In a heavy based casserole dish, dust the chuck, the onions and add the beef in the flour and mustard powder and brown off in 1 tablespoon of vegetable oil. Remove from the pan and place on absorbent paper while you cook the onions in the same pan.
Add the meat back to the pan with the onions and the mushrooms, cook for a few minutes then add the brown ale to deglaze the pan. Add the bay leaf and thyme. Add the Worcestershire sauce and the tomato puree. Add a splash of brown stock, if needed, to loosen the mix.

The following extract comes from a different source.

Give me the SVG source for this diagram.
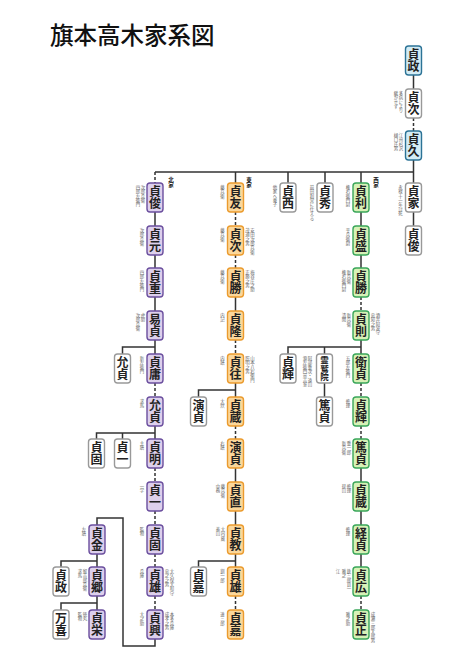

For the best results, cook for 2 hours, either in the oven at 170c or on top of the stove with the lid on. When the filling is made put in the fridge to cool. This will get better with time so don’t worry if you don’t get around to making the pie today.
To make the pie:
Take the filling and fill your pastry case to the top. Cut out a square of puff pastry to make a lid for the pie. Using a little water ensure the edges are all stuck down and crimp the edges with a fork, brush with egg wash and make a whole in the top to allow steam to escape. Bake in the oven at 170 degrees for 30-40 minutes until the pie is golden brown.
To make the liquor:
Melt the butter in a pan and add the flour, stir for 1 minute and slowly add the chicken stock. Add more as the sauce starts to thicken – don’t stop stirring or you’ll end up with a lumpy mess. Add the parsley and the vinegar, season with salt and ground black pepper. Blitz in a liquidiser and pour into a gravy boat.
To make the mash:
Cut the potatoes in half and bring to the boil in cold salted water. Cook with a lid on until soft. Drain and leave to steam with a cloth over the top. Mash in a ricer and add the cream and melted butter, and season with salt and pepper and nutmeg.